The incomes of U.S. workers, adjusted for inflation, fell even more rapidly since the rebound began in the summer of 2009 than during the recession itself, according to a new study.
The findings from research conducted by two former Census Bureau economists offer insight into the sluggish nature of the recovery. The U.S. economy relies on consumer spending to fuel around two-thirds of total output.
The study, conducted by Gordon Green and John Coder and published by Sentier Research, found median annual incomes adjusted for inflation dropped 6.7 percent between June 2009 and June 2011, more than double the 3.2 percent drop experienced during the recession.
This knocked real median annual household income down to $49,909 in June 2011 from $55,309 in December 2007, when the recession began. Essentially, American households continued to lose ground even though growth had resumed.

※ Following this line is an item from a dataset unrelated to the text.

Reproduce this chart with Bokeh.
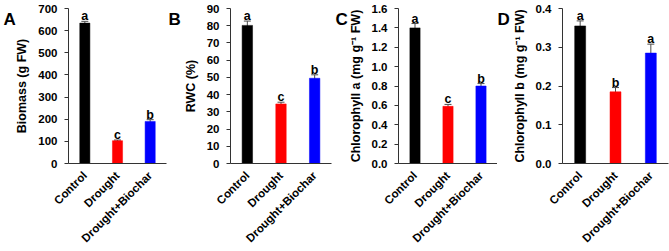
import math

from bokeh.embed import file_html
from bokeh.layouts import row
from bokeh.models import (ColumnDataSource, FactorRange, FixedTicker, Label,
                          PrintfTickFormatter, Range1d, TeeHead, Whisker)
from bokeh.plotting import figure
from bokeh.resources import INLINE
from bokeh.core.properties import value

# Treatments and colours
treatments = ["Control", "Drought", "Drought+Biochar"]
bar_colors = ["#000000", "#ff0000", "#0000ff"]

# Panel A: biomass (g FW)
biomass_mean = [634, 103, 190]
biomass_err = [8, 3, 8]
biomass_letters = ["a", "c", "b"]

# Panel B: relative water content (%)
rwc_mean = [80.2, 34.6, 49.5]
rwc_err = [2.5, 1.0, 2.0]
rwc_letters = ["a", "c", "b"]

# Panel C: chlorophyll a (mg g-1 FW)
chla_mean = [1.40, 0.59, 0.80]
chla_err = [0.045, 0.02, 0.025]
chla_letters = ["a", "c", "b"]

# Panel D: chlorophyll b (mg g-1 FW)
chlb_mean = [0.355, 0.185, 0.285]
chlb_err = [0.013, 0.011, 0.023]
chlb_letters = ["a", "b", "a"]

FONT = "Liberation Sans"
H = 251
TOP = 8
BOTTOM = 80


def panel_tag(text, x, y):
    """Bold panel letter placed in canvas pixels (top-left origin)."""
    lab = Label(x=x, y=y, text=text, text_font=FONT, text_font_style="bold",
                text_font_size="17px", text_color="black",
                text_baseline="alphabetic")
    try:
        lab.x_units = "canvas"
        lab.y_units = "canvas"
    except ValueError:
        lab.x_units = "screen"
        lab.y_units = "screen"
    return lab


def panel(tag, ylabel, means, errs, letters, ymax, ystep, fmt,
          width, left, right, tag_x):
    src = ColumnDataSource(dict(
        x=treatments,
        top=means,
        upper=[m + e for m, e in zip(means, errs)],
        lower=[m - e for m, e in zip(means, errs)],
        color=bar_colors,
        letter=letters,
    ))
    p = figure(x_range=FactorRange(*treatments, range_padding=0),
               y_range=Range1d(0, ymax),
               width=width, height=H,
               min_border_left=left, min_border_right=right,
               min_border_top=TOP, min_border_bottom=BOTTOM,
               output_backend="svg", toolbar_location=None)
    p.outline_line_color = None
    p.grid.visible = False
    p.background_fill_color = "white"
    p.border_fill_color = "white"

    p.vbar(x="x", top="top", width=0.31, source=src,
           fill_color="color", line_color="color", line_width=0.5)

    w = Whisker(base="x", upper="upper", lower="lower", source=src,
                line_color="#4d4d4d", line_width=1)
    w.upper_head = TeeHead(size=7, line_color="#4d4d4d", line_width=1)
    w.lower_head = TeeHead(size=7, line_color="#4d4d4d", line_width=1)
    p.add_layout(w)

    p.text(x="x", y="upper", text="letter", source=src,
           text_font=value(FONT), text_font_style="bold",
           text_font_size="12.5px", text_align="center",
           text_baseline="alphabetic", y_offset=-5, text_color="black")

    n = int(round(ymax / ystep))
    ticks = [round(i * ystep, 6) for i in range(n + 1)]
    p.yaxis.ticker = FixedTicker(ticks=ticks)
    p.yaxis.formatter = PrintfTickFormatter(format=fmt)
    p.yaxis.major_tick_in = 0
    p.yaxis.major_tick_out = 4
    p.yaxis.minor_tick_line_color = None
    p.yaxis.major_label_standoff = 7
    p.yaxis.major_label_text_font = FONT
    p.yaxis.major_label_text_font_style = "bold"
    p.yaxis.major_label_text_font_size = "11.5px"
    p.yaxis.major_label_text_color = "black"
    p.yaxis.axis_line_color = "#333333"
    p.yaxis.major_tick_line_color = "#333333"
    p.yaxis.axis_label = ylabel
    p.yaxis.axis_label_text_font = FONT
    p.yaxis.axis_label_text_font_style = "bold"
    p.yaxis.axis_label_text_font_size = "12.5px"
    p.yaxis.axis_label_text_color = "black"
    p.yaxis.axis_label_standoff = 6

    p.xaxis.major_tick_line_color = None
    p.xaxis.minor_tick_line_color = None
    p.xaxis.axis_line_color = "#333333"
    p.xaxis.major_label_orientation = math.pi / 4
    p.xaxis.major_label_standoff = 4
    p.xaxis.major_label_text_font = FONT
    p.xaxis.major_label_text_font_style = "bold"
    p.xaxis.major_label_text_font_size = "11.5px"
    p.xaxis.major_label_text_color = "black"

    # side-panel annotations are drawn outside the frame clip
    p.add_layout(panel_tag(tag, tag_x, 19), "left")
    return p


pa = panel("A", "Biomass (g FW)", biomass_mean, biomass_err, biomass_letters,
           700, 100, "%d", 168, 57, 2, 3)
pb = panel("B", "RWC (%)", rwc_mean, rwc_err, rwc_letters,
           90, 10, "%d", 165, 54, 2, 0)
pc = panel("C", "Chlorophyll a (mg g\u207b\u00b9 FW)", chla_mean, chla_err,
           chla_letters, 1.6, 0.2, "%.1f", 164, 58, 0, 2)
pd_ = panel("D", "Chlorophyll b (mg g\u207b\u00b9 FW)", chlb_mean, chlb_err,
            chlb_letters, 0.4, 0.1, "%.1f", 172, 62, 1, 0)

layout = row(pa, pb, pc, pd_)
open("out.html", "w").write(file_html(layout, INLINE))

Economic growth in the first half of 2011 has been particularly disappointing, advancing at less than a 1 percent annual rate. In the second quarter, consumer spending rose at only a 0.7 percent pace, the weakest since the fourth quarter of 2009.
President Barack Obama, whose reelection prospects could hinge on a stronger labor market recovery, has proposed a $447 billion stimulus program aimed at cutting unemployment. The U.S. jobless rate, which peaked at 10.1 percent in October 2009, has been stuck above 9 percent for the past five months.
The research indicates the risk of deflation, which the Federal Reserve has fought off with aggressive monetary policy, has been even more pronounced than previously thought.
While falling prices sound like a good thing, a downward spiral in costs and salaries can lead to a prolonged period of contraction, say economists.
Fed Chairman Ben Bernanke recently signaled the central bank might be forced to act if inflation or inflation expectations fell substantially.